Editorial: Condition, stabilization debate? Try pipelines
BY TOM DENNIS
In the debate about the safety of shipping Bakken oil, there are trade-offs at every turn.
That’s the lesson of the conditioning vs. stabilization debate, the pipeline vs. railroad debate and every other debate that has surfaced around the issue.
And that means there’s no risk-free way out. Every option has its costs and benefits; every choice creates winners and losers.
So, the best our society can do is to strike the most favorable balances — the ones with the highest benefits and lowest costs. But make no mistake: none of those costs will be anything close to zero, and that’s true in dollar, environmental AND human safety terms. Pipelines create risks; oil trains create risks.
Even leaving the oil in the ground creates risks, especially if we then rely on supertankers to bring our oil from dictatorial countries overseas.
This knowledge of inevitable trade-offs and inescapable risks can be sobering. But it’s also the start of wisdom, because it generates the understanding that while there may be no perfect solutions, some answers are better than others.
And it’s those “better” or at least “good” ideas that our society should pursue.
As John Harju of the Energy and Environmental Research Center in Grand Forks, N.D. explains, at least one myth should be put to rest, and that’s the claim that stabilization makes Texas oil much safer than North Dakota oil to ship by train.

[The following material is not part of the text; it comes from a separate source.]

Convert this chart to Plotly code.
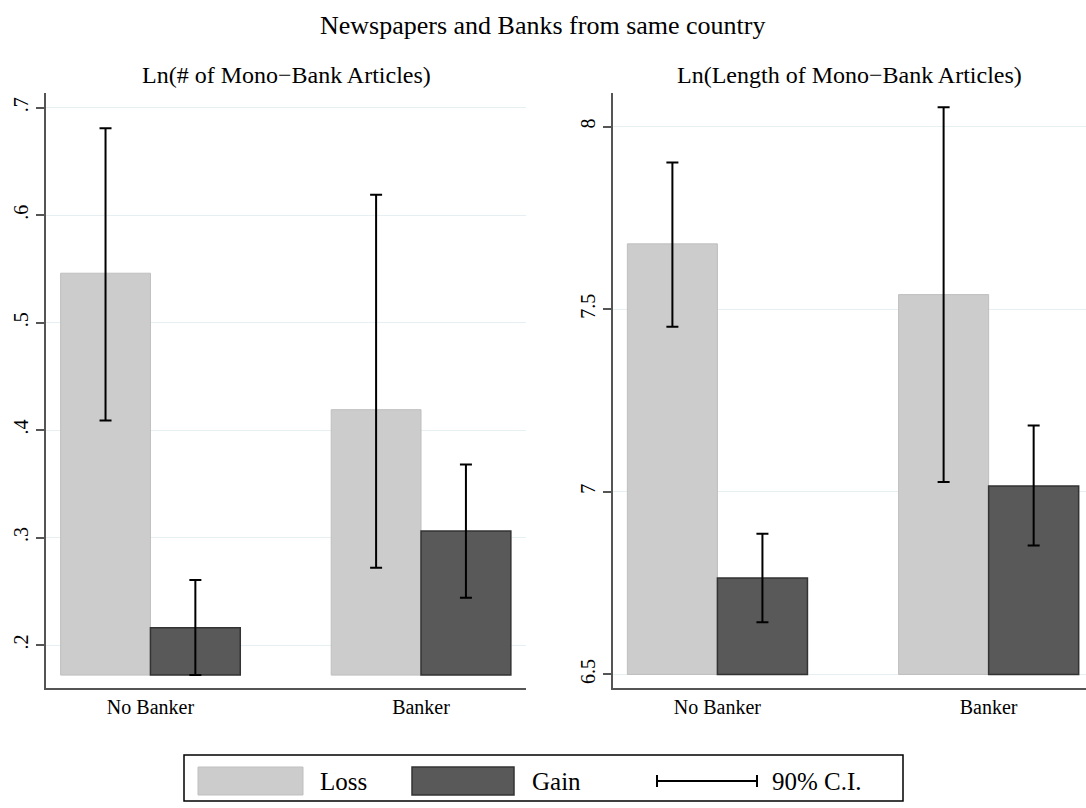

True, some oil in Texas is stabilized, Harju notes. But not all of it; and even at those shipping points where stabilization happens, safety isn’t the driving force.
Instead, money is. At those points, there are markets for the volatile gases that stabilization boils off — and if there weren’t, the oil would be shipped raw.
In North Dakota, those markets don’t exist. That leaves the state with a host of poor options, where oil stabilization is concerned:
Boil off the gases, thus creating high volumes of even more volatile chemicals that would have to be stored or shipped.
Flare or vent the gases, thus wasting money and energy and polluting the air.
Or condition rather than stabilize the oil.
Of course, there’s also this possibility: Build pipelines, and make that the “go-to” method for shipping oil. That’s not a risk-free option by any means. But given the alternatives, it sure seems like the place where we’ll get the best return on our infrastructure dollar.